To avoid lens vignettes, stop down your aperture to f/5.6 or smaller, use slim-profile filters designed for wide-angle lenses, remove filter stacking, ensure your lens hood matches your specific lens model, and enable in-camera peripheral illumination correction. On crop sensors, vignetting is naturally reduced since the sensor crops the most affected corners of the image circle.

Is vignetting good or bad?

Vignetting is neither inherently good nor bad. It depends entirely on your creative intent and the photography genre. Subtle vignettes can enhance portraits, create mood, and draw attention to subjects. However, vignetting should be avoided in architectural photography, landscapes, and technical work where even illumination matters. The key is using vignettes intentionally rather than letting them appear as unintentional flaws.

How do I remove a vignette from an image?

To remove a vignette from an image, enable lens profile corrections in Lightroom or Camera Raw by checking ‘Enable Profile Corrections’ in the Lens Corrections panel. For manual control, use the Vignette Amount slider with positive values to brighten corners. In Photoshop, use the Lens Correction filter or apply a curves adjustment with a radial gradient mask. Most RAW editors include built-in lens profiles that automatically correct vignetting for popular lens models.

Conclusion

Vignetting represents one of those photographic phenomena that can either plague your images or serve your creative vision. By understanding what is vignetting and what causes it in your photos, you gain control over this effect rather than letting it happen accidentally.

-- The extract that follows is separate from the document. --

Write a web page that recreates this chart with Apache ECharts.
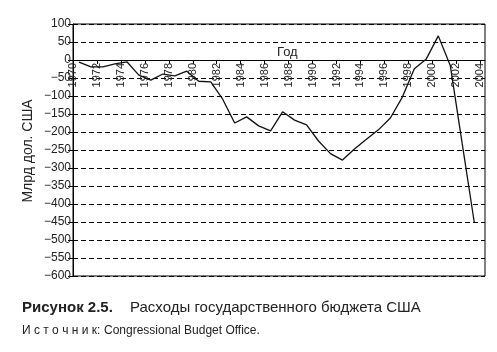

Remember that optical and pixel vignetting come with your equipment and respond well to stopping down your aperture. Mechanical vignetting stems from accessories and requires physical prevention. Artificial vignetting gives you creative control in post-processing. The key lies in knowing which type you are dealing with and choosing the appropriate response.

Whether you correct vignetting for technical accuracy or embrace it for artistic effect, the choice should always be intentional. Use these techniques to ensure vignetting serves your vision, never undermines it.